Task brief:
Count every line below that contains "matplotlib", then state the total with no other output.

Data shown:
# # # # # # #
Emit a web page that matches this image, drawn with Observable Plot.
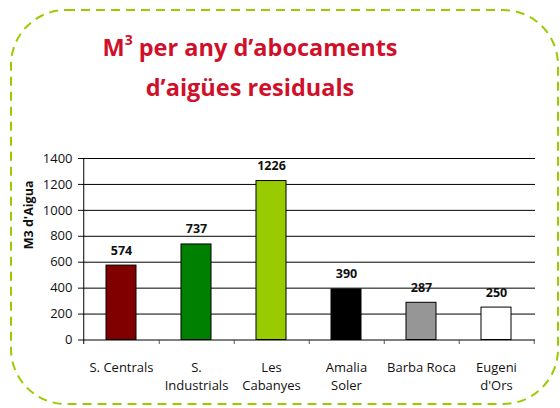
<!DOCTYPE html>
<html><head><meta charset="utf-8">
<script src="https://cdn.jsdelivr.net/npm/d3@7"></script>
<script src="https://cdn.jsdelivr.net/npm/@observablehq/plot@0.6"></script>
<style>
body{margin:0;background:#fff;}
#wrap{position:relative;width:560px;height:408px;overflow:hidden;font-family:"Open Sans",sans-serif;background:#fff;}
#frame{position:absolute;left:0;top:0;}
#title{position:absolute;left:0;top:29px;width:500px;text-align:center;color:#d0102b;font-weight:bold;font-size:23.5px;line-height:36px;font-family:"Open Sans",sans-serif;}
#title .sup{font-size:14px;position:relative;top:-11px;}
#chart{position:absolute;left:0;top:140px;}
</style>
</head><body>
<div id="wrap">
  <svg id="frame" width="560" height="408"><rect x="11" y="10" width="547" height="394" rx="55" ry="55" fill="none" stroke="#99cc00" stroke-width="2" stroke-dasharray="9 6"/></svg>
  <div id="title">M<span class="sup">3</span> per any d’abocaments<br>d’aigües residuals</div>
  <div id="chart"></div>
</div>
<script>
const categories = ["S. Centrals","S. Industrials","Les Cabanyes","Amalia Soler","Barba Roca","Eugeni d'Ors"];
const tickLabels = ["S. Centrals","S.\nIndustrials","Les\nCabanyes","Amalia\nSoler","Barba Roca","Eugeni\nd'Ors"];
const values = [574, 737, 1226, 390, 287, 250];
const colors = ["#800000","#008000","#99cc00","#000000","#969696","#ffffff"];
const yTicks = [0,200,400,600,800,1000,1200,1400];
const yLabel = "M3 d'Aigua";

const data = categories.map((c,i)=>({cat:c, value:values[i], color:colors[i], label:tickLabels[i]}));

const W = 560, H = 268, mL = 82, mR = 25, mT = 18, mB = 68.5;
const step = (W - mL - mR) / categories.length;

const chart = Plot.plot({
  width: W, height: H,
  marginLeft: mL, marginRight: mR, marginTop: mT, marginBottom: mB,
  style: {fontFamily: "Open Sans", fontSize: "13px", color: "#111", background: "transparent", overflow: "visible"},
  x: {domain: categories, paddingInner: 0.6, paddingOuter: 0.3, axis: null},
  y: {domain: [0, 1400], ticks: yTicks, tickSize: 4, tickPadding: 6, label: null, tickFormat: d => String(d)},
  marks: [
    Plot.ruleY(yTicks, {stroke: "#000", strokeWidth: 1}),
    Plot.ruleX(categories.slice(0,1), {x: d => d, dx: -step/2, y1: -35, y2: 1400, stroke: "#000"}),
    Plot.ruleX(categories, {x: d => d, dx: step/2, y1: -35, y2: 0, stroke: "#555"}),
    Plot.barY(data, {x: "cat", y: "value", fill: "color", stroke: "#000", strokeWidth: 1}),
    Plot.text(data, {x: "cat", y: "value", text: d => String(d.value), dy: -15, fontWeight: "bold", fontSize: 12.5, fill: "#111"}),
    Plot.text(data, {x: "cat", text: "label", frameAnchor: "bottom", lineAnchor: "top", dy: 19, lineHeight: 1.4, fontSize: 13, fill: "#111"}),
    Plot.text([yLabel], {text: d => d, frameAnchor: "left", rotate: -90, dx: -54, fontWeight: "bold", fontSize: 12.5, fill: "#111"})
  ]
});
document.getElementById("chart").appendChild(chart);
</script>
</body></html>
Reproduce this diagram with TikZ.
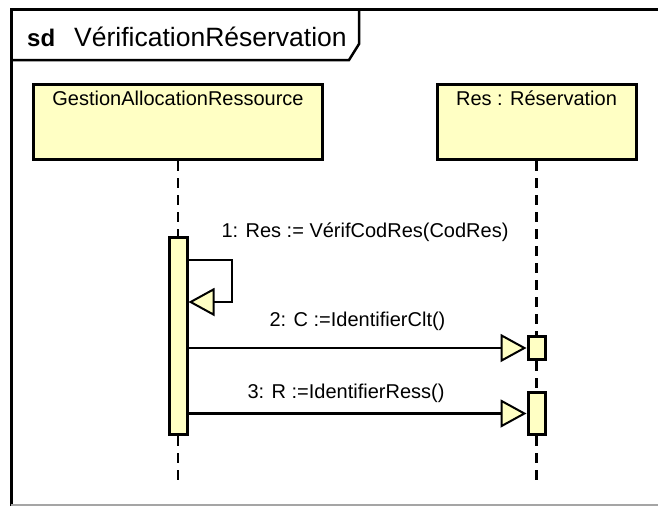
\documentclass[tikz,border=0pt]{standalone}
\usepackage{fontspec}
\setmainfont{Liberation Sans}
\usetikzlibrary{arrows.meta,positioning}
\definecolor{umlyellow}{RGB}{255,255,196}
\definecolor{framegray}{RGB}{165,165,165}

\begin{document}
\begin{tikzpicture}[
  x=1pt, y=-1pt,
  lifehead/.style={draw, line width=3pt, fill=umlyellow, minimum height=75pt, inner sep=0pt},
  activ/.style={draw, line width=3pt, fill=umlyellow, minimum width=18pt, inner sep=0pt},
  headtext/.style={anchor=base, inner sep=0pt, font=\fontsize{20}{24}\selectfont},
  msglabel/.style={anchor=base, inner sep=0pt, font=\fontsize{20}{24}\selectfont},
  lifeline/.style={line width=2.5pt, dash pattern=on 10pt off 7pt},
  msg/.style={line width=2.5pt, -{Triangle[fill=umlyellow, length=26pt, width=28pt, line width=2pt]}}
]
\useasboundingbox (0,0) rectangle (658,506);

% frame and tab
\draw[line width=3pt] (11,506) -- (11,9) -- (658,9);
\draw[line width=2.5pt] (359,9) -- (359,44) -- (349,60) -- (11,60);
\draw[framegray, line width=1.5pt] (11,505) -- (658,505);
\node[anchor=base west, inner sep=0pt, font=\bfseries\fontsize{24}{28}\selectfont] (sd) at (27,46) {sd};
\node[anchor=base west, inner sep=0pt, font=\fontsize{26.5}{30}\selectfont] (title) at (74,46) {VérificationRéservation};

% lifeline heads
\node[lifehead, minimum width=289pt] (gar) at (178,122) {};
\node[lifehead, minimum width=199pt] (res) at (536.5,122) {};
\node[headtext] (garText) at (178,105) {GestionAllocationRessource};
\node[headtext] (resText) at (536.5,105) {Res : Réservation};

% activations
\node[activ, minimum height=197pt] (actA) at (178,336) {};
\node[activ, minimum width=17pt, minimum height=23pt] (actB1) at (536.5,348) {};
\node[activ, minimum width=17pt, minimum height=42pt] (actB2) at (536.5,413.5) {};
\coordinate (garEnd) at (178,481);
\coordinate (resEnd) at (536.5,481);

% lifelines
\draw[lifeline, line width=2pt] (gar.south) -- (actA.north);
\draw[lifeline, line width=2pt] (actA.south) -- (garEnd);
\draw[lifeline, line width=3.5pt] (res.south) -- (actB1.north);
\draw[lifeline, line width=3.5pt] (actB1.south) -- (actB2.north);
\draw[lifeline, line width=3.5pt] (actB2.south) -- (resEnd);

% messages
\coordinate (selfOut) at (actA.east |- 0,260);
\coordinate (selfIn) at (actA.east |- 0,302);
\draw[msg] (selfOut) -- (232,260) |- (selfIn);
\draw[msg] (actB1.west -| actA.east) -- (actB1.west);
\draw[msg] (actB2.west -| actA.east) -- (actB2.west);

\node[msglabel] (m1) at (365,237) {1: Res := VérifCodRes(CodRes)};
\node[msglabel] (m2) at (357.5,326) {2: C :=IdentifierClt()};
\node[msglabel] (m3) at (346,398) {3: R :=IdentifierRess()};
\end{tikzpicture}
\end{document}
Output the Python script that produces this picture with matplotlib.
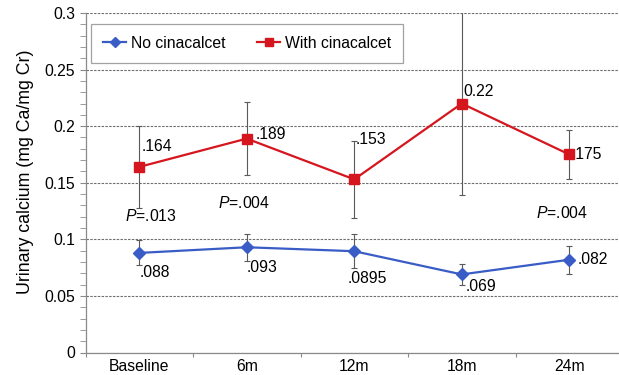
import numpy as np
import matplotlib
matplotlib.use("Agg")
import matplotlib.pyplot as plt
from matplotlib.ticker import MultipleLocator, FixedLocator, NullFormatter, FuncFormatter

plt.rcParams["font.family"] = ["Liberation Sans", "DejaVu Sans"]
plt.rcParams["mathtext.fontset"] = "custom"
plt.rcParams["mathtext.it"] = "Liberation Sans:italic"
plt.rcParams["mathtext.rm"] = "Liberation Sans"

# ── Data ───────────────────────────────────────────────────────────────────
TIMEPOINTS = ["Baseline", "6m", "12m", "18m", "24m"]

NO_CINA      = [0.088, 0.093, 0.0895, 0.069, 0.082]
NO_CINA_ERR  = [0.011, 0.012, 0.015, 0.0095, 0.0125]
NO_CINA_LBL  = [".088", ".093", ".0895", ".069", ".082"]

WITH_CINA     = [0.164, 0.189, 0.153, 0.22, 0.175]
WITH_CINA_ERR = [0.036, 0.032, 0.034, 0.081, 0.022]
WITH_CINA_LBL = [".164", ".189", ".153", "0.22", ".175"]

P_VALUES = [".013", ".004", ".004"]
P_AT     = [0, 1, 4]          # timepoint index of each P value
P_Y      = [0.121, 0.1324, 0.1236]

# label offsets in points (dx, dy) relative to each marker
NO_OFFS   = [(0, -14), (0, -14.5), (-5, -20), (3, -9), (6, 0)]
WITH_OFFS = [(1.5, 14.5), (6.5, 3), (1, 29), (1, 9), (2, 0)]
P_DX      = [0.11, -0.03, -0.065]

BLUE = "#3a5cc6"
RED = "#d6161e"
ERR_GREY = "#5a5a5a"
AX_GREY = "#8a8a8a"
FS = 11.3

# ── Plot ───────────────────────────────────────────────────────────────────
fig = plt.figure(figsize=(6.19, 3.75), dpi=100)
ax = fig.add_axes([85.5 / 619, 22.5 / 375, 537.5 / 619, 339.5 / 375])

x = np.arange(len(TIMEPOINTS))

ax.errorbar(x, WITH_CINA, yerr=WITH_CINA_ERR, fmt="none", ecolor=ERR_GREY,
            elinewidth=0.8, capsize=2.5, capthick=0.8, zorder=3)
ax.errorbar(x, NO_CINA, yerr=NO_CINA_ERR, fmt="none", ecolor=ERR_GREY,
            elinewidth=0.8, capsize=2.5, capthick=0.8, zorder=3)

ax.plot(x, NO_CINA, color=BLUE, marker="D", markersize=6.5, linewidth=1.6,
        label="No cinacalcet", zorder=4)
ax.plot(x, WITH_CINA, color=RED, marker="s", markersize=6.5, linewidth=1.6,
        label="With cinacalcet", zorder=4)

for xi, yi, txt, off in zip(x, NO_CINA, NO_CINA_LBL, NO_OFFS):
    ax.annotate(txt, (xi, yi), xytext=off, textcoords="offset points",
                ha="left", va="center", fontsize=FS)
for xi, yi, txt, off in zip(x, WITH_CINA, WITH_CINA_LBL, WITH_OFFS):
    ax.annotate(txt, (xi, yi), xytext=off, textcoords="offset points",
                ha="left", va="center", fontsize=FS)

for xi, yi, dx, val in zip(P_AT, P_Y, P_DX, P_VALUES):
    ax.text(xi + dx, yi, "$\\mathit{P}$=" + val, ha="center", va="center",
            fontsize=FS)

# axes, grid and ticks
ax.set_xlim(-0.5, len(TIMEPOINTS) - 0.5)
ax.set_ylim(0, 0.3)
ax.yaxis.set_major_locator(MultipleLocator(0.05))
ax.yaxis.set_minor_locator(MultipleLocator(0.01))
ax.yaxis.set_major_formatter(FuncFormatter(lambda v, _: f"{v:.2f}".rstrip("0").rstrip(".") if v else "0"))
ax.xaxis.set_major_locator(FixedLocator(np.arange(-0.5, len(TIMEPOINTS), 1.0)))
ax.xaxis.set_major_formatter(NullFormatter())
ax.xaxis.set_minor_locator(FixedLocator(x))
ax.set_xticklabels(TIMEPOINTS, minor=True)
ax.tick_params(axis="x", which="minor", length=0, labelsize=FS, pad=5)
ax.tick_params(axis="x", which="major", length=3, color=AX_GREY)
ax.tick_params(axis="y", which="both", length=4.3, color=AX_GREY,
               labelsize=FS, pad=3)

ax.yaxis.grid(True, linestyle=(0, (2.2, 1.2)), color="#6e6e6e",
              linewidth=0.8, zorder=0)
ax.set_axisbelow(True)
for side in ("top", "right"):
    ax.spines[side].set_visible(False)
for side in ("left", "bottom"):
    ax.spines[side].set_color(AX_GREY)
    ax.spines[side].set_linewidth(0.9)

ax.set_ylabel("Urinary calcium (mg Ca/mg Cr)", fontsize=12.8)
ax.yaxis.set_label_coords(-0.095, 0.532)

leg = ax.legend(loc="upper left", bbox_to_anchor=(91 / 619, 1 - 24 / 375),
                bbox_transform=fig.transFigure, ncol=2, fontsize=FS,
                frameon=True, fancybox=False, borderaxespad=0,
                handlelength=1.5, handletextpad=0.3, columnspacing=2.0,
                borderpad=0.75, markerscale=0.85)
leg.get_frame().set_edgecolor(AX_GREY)
leg.get_frame().set_linewidth(0.9)

fig.savefig("out.png", dpi=100)
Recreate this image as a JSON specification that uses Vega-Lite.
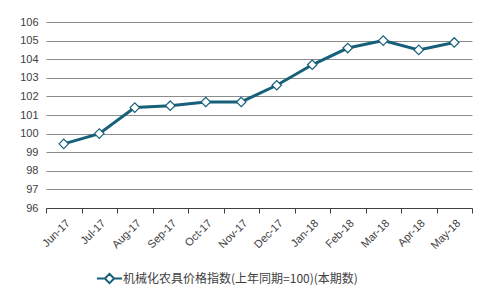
# # # # # # #
Full response:
5